The coming quarters will be critical in determining whether Sansera Engineering's Q4 FY26 performance represents a sustainable new normal or a cyclical peak. Investors should monitor quarterly margin trends closely, as any deterioration would likely trigger multiple compression given current expensive valuations. Order book visibility, capacity utilisation metrics, and commentary on demand trends across end-markets will provide important signals about the durability of recent momentum.
The Verdict: Compelling Growth Story, But Price Reflects Optimism
Score: 70/100
For Fresh Investors: Consider initiating positions in tranches given elevated valuations. The strong fundamentals and growth momentum justify investment, but the expensive multiples suggest averaging in on any near-term corrections rather than deploying full capital immediately. Wait for 10-15% pullbacks to build meaningful positions.

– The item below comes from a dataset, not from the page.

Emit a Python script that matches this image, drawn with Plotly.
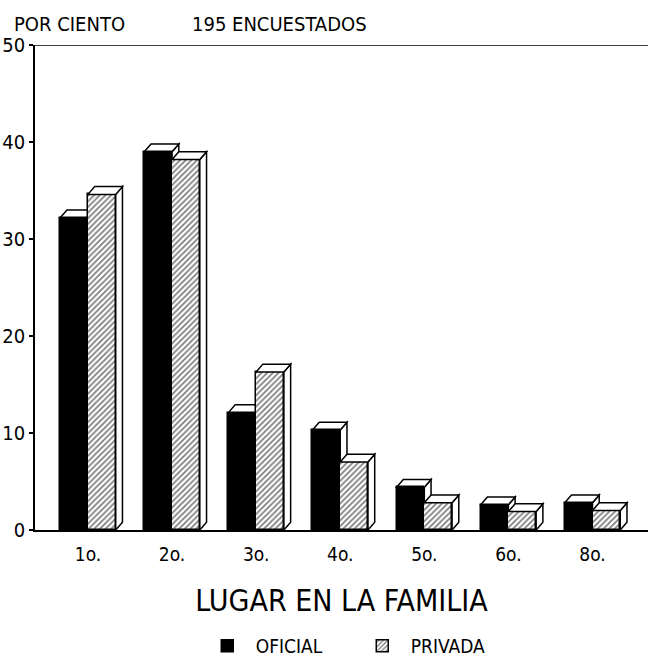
import plotly.graph_objects as go

categories = ["1o.", "2o.", "3o.", "4o.", "5o.", "6o.", "8o."]
oficial = [32.2, 39.0, 12.1, 10.3, 4.4, 2.6, 2.8]
privada = [34.6, 38.2, 16.3, 7.0, 2.8, 1.9, 2.0]
y_ticks = [0, 10, 20, 30, 40, 50]

FONT = "DejaVu Sans Condensed, Liberation Sans, Arial"
bw = 0.33
dx = 0.08
dy = 0.8

idx = list(range(len(categories)))
x_of = [i - bw / 2 for i in idx]
x_pr = [i + bw / 2 for i in idx]

fig = go.Figure()
fig.add_trace(go.Bar(
    x=x_of, y=oficial, width=bw, name="OFICIAL",
    marker=dict(color="black", line=dict(color="black", width=1.5)),
))
fig.add_trace(go.Bar(
    x=x_pr, y=privada, width=bw, name="PRIVADA",
    marker=dict(color="white", line=dict(color="black", width=1.5),
                pattern=dict(shape="/", fgcolor="black", bgcolor="white",
                             size=4, solidity=0.45)),
))

shapes = []
def box3d(xc, v, layer):
    x0, x1 = xc - bw / 2, xc + bw / 2
    cap = f"M {x0},{v} L {x0+dx},{v+dy} L {x1+dx},{v+dy} L {x1},{v} Z"
    side = f"M {x1},0 L {x1+dx},{dy} L {x1+dx},{v+dy} L {x1},{v} Z"
    for p in (side, cap):
        shapes.append(dict(type="path", path=p, xref="x", yref="y",
                           fillcolor="white", line=dict(color="black", width=1.5),
                           layer=layer))

for xc, v in zip(x_of, oficial):
    box3d(xc, v, "below")
for xc, v in zip(x_pr, privada):
    box3d(xc, v, "above")

shapes.append(dict(type="line", xref="paper", yref="y", x0=0, x1=1, y0=50, y1=50,
                   line=dict(color="black", width=1.5)))

fig.update_layout(
    width=648, height=662,
    margin=dict(l=35, r=0, t=45, b=132, autoexpand=False),
    paper_bgcolor="white", plot_bgcolor="white",
    barmode="overlay", bargap=0,
    showlegend=True,
    legend=dict(orientation="h", x=0.52, xanchor="center", y=-0.2, yanchor="top",
                font=dict(family=FONT, size=19, color="black"),
                itemwidth=47, entrywidth=93, traceorder="normal"),
    shapes=shapes,
    font=dict(family=FONT, color="black"),
    annotations=[
        dict(text="POR CIENTO", xref="paper", yref="paper", x=-0.038, y=1.015,
             xanchor="left", yanchor="bottom", showarrow=False,
             font=dict(family=FONT, size=20, color="black")),
        dict(text="195 ENCUESTADOS", xref="paper", yref="paper", x=0.253, y=1.015,
             xanchor="left", yanchor="bottom", showarrow=False,
             font=dict(family=FONT, size=20, color="black")),
    ],
)
fig.update_xaxes(
    range=[-0.63, 6.66], tickvals=idx, ticktext=categories, automargin=False,
    showline=True, linecolor="black", linewidth=1.5, showgrid=False, zeroline=False,
    ticks="", ticklabelstandoff=6, tickfont=dict(family=FONT, size=19, color="black"),
    title=dict(text="LUGAR EN LA FAMILIA", font=dict(family=FONT, size=30, color="black"),
               standoff=26),
)
fig.update_yaxes(
    range=[0, 50], tickvals=y_ticks, showline=True, linecolor="black", linewidth=1.5,
    automargin=False,
    showgrid=False, zeroline=False, ticks="outside", ticklen=4, tickwidth=1.5,
    tickcolor="black", tickfont=dict(family=FONT, size=20, color="black"),
)

fig.write_html("out.html", config={"displayModeBar": False},
               post_script="document.body.style.margin='0';")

For Existing Holders: Continue holding with a long-term perspective. The operational momentum and margin expansion validate the investment thesis, though consider booking partial profits if the stock rallies another 15-20% from current levels. The company's execution track record supports maintaining core positions whilst managing position size given valuation concerns.
Fair Value Estimate: ₹2,400-2,600 (15-20% downside risk from current levels, though strong growth could justify current pricing if sustained)

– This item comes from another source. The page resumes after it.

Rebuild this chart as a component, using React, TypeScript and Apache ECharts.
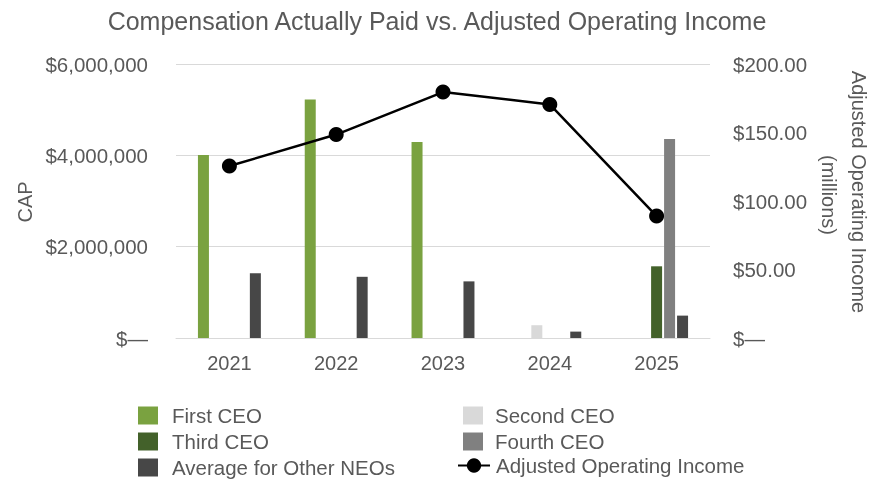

Sansera Engineering has demonstrated impressive operational improvement and growth acceleration, with Q4 FY26 results validating the company's transformation into a more profitable, higher-quality business. However, the stock's 132% annual gain has front-loaded much of this positive news into current valuations, leaving limited margin of safety. The investment merits a BUY rating based on strong fundamentals and positive momentum, but investors should approach with measured expectations and disciplined position sizing given the expensive entry point.
Note- ROCE= (EBIT - Other income)/(Capital Employed - Cash - Current Investments)
⚠️ Investment Disclaimer
This article is for educational and informational purposes only and should not be construed as financial advice. Investors should conduct their own due diligence, consider their risk tolerance and investment objectives, and consult with a qualified financial advisor before making any investment decisions.